───── Material provided

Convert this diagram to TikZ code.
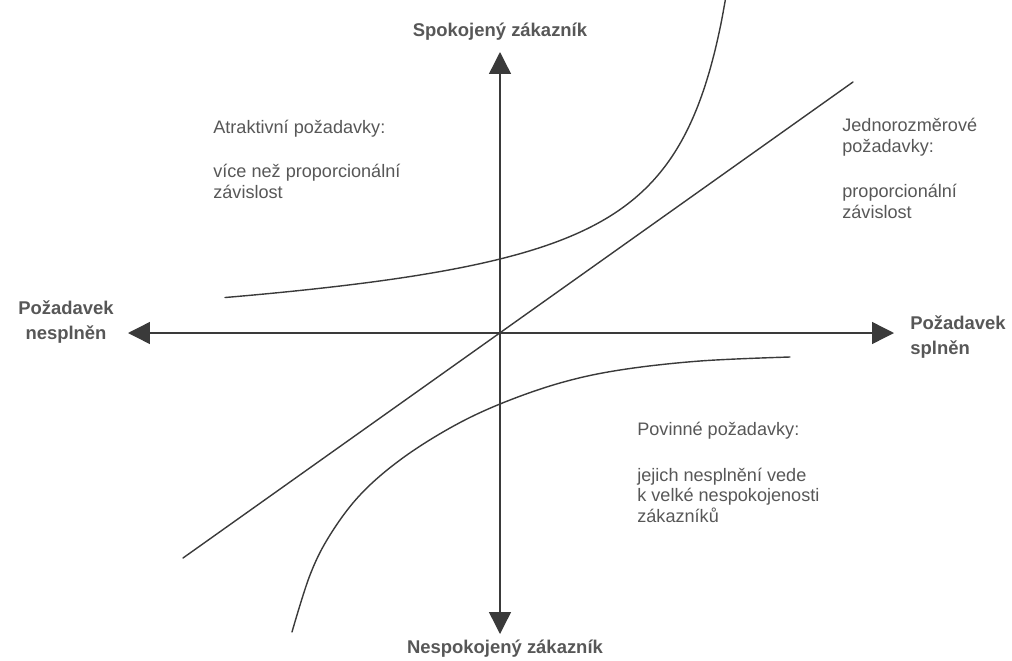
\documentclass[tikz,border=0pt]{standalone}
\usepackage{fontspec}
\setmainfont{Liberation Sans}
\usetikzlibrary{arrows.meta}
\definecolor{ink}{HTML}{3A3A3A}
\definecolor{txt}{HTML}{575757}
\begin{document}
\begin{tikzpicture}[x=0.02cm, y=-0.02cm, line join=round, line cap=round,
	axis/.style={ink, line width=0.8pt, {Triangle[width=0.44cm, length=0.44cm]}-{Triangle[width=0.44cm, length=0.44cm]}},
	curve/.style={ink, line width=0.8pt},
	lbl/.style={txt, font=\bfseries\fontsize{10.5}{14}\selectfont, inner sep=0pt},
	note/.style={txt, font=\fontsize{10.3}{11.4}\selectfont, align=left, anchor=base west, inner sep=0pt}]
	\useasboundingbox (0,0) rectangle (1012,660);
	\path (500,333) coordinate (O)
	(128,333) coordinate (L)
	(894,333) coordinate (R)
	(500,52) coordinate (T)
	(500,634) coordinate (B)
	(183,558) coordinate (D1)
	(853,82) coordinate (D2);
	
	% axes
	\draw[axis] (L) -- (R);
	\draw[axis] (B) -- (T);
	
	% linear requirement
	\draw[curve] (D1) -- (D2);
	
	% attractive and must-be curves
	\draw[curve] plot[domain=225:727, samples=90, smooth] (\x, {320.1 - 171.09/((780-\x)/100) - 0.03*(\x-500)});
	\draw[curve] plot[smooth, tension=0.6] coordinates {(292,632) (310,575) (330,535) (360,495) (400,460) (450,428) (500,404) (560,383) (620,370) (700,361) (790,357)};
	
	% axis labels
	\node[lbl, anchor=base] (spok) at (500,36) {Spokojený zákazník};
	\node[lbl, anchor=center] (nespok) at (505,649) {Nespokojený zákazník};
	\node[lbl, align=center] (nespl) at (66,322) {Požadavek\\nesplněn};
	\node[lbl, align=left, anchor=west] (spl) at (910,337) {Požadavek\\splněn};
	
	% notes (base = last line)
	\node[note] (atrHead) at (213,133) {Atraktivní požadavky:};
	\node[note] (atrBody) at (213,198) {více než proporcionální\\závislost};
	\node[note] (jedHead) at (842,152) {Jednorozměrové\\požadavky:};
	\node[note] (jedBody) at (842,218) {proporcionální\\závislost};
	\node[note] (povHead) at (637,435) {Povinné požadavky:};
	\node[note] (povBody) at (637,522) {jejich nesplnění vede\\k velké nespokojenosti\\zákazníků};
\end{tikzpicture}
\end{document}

──────────

## What you should do
Everything from the first line to the line with "(853,82) coordinate (D2);" must be repeated exactly, and nothing else. Leave the pictures out.

## Answer to this exercise
Convert this diagram to TikZ code.
\documentclass[tikz,border=0pt]{standalone}
\usepackage{fontspec}
\setmainfont{Liberation Sans}
\usetikzlibrary{arrows.meta}
\definecolor{ink}{HTML}{3A3A3A}
\definecolor{txt}{HTML}{575757}
\begin{document}
\begin{tikzpicture}[x=0.02cm, y=-0.02cm, line join=round, line cap=round,
	axis/.style={ink, line width=0.8pt, {Triangle[width=0.44cm, length=0.44cm]}-{Triangle[width=0.44cm, length=0.44cm]}},
	curve/.style={ink, line width=0.8pt},
	lbl/.style={txt, font=\bfseries\fontsize{10.5}{14}\selectfont, inner sep=0pt},
	note/.style={txt, font=\fontsize{10.3}{11.4}\selectfont, align=left, anchor=base west, inner sep=0pt}]
	\useasboundingbox (0,0) rectangle (1012,660);
	\path (500,333) coordinate (O)
	(128,333) coordinate (L)
	(894,333) coordinate (R)
	(500,52) coordinate (T)
	(500,634) coordinate (B)
	(183,558) coordinate (D1)
	(853,82) coordinate (D2);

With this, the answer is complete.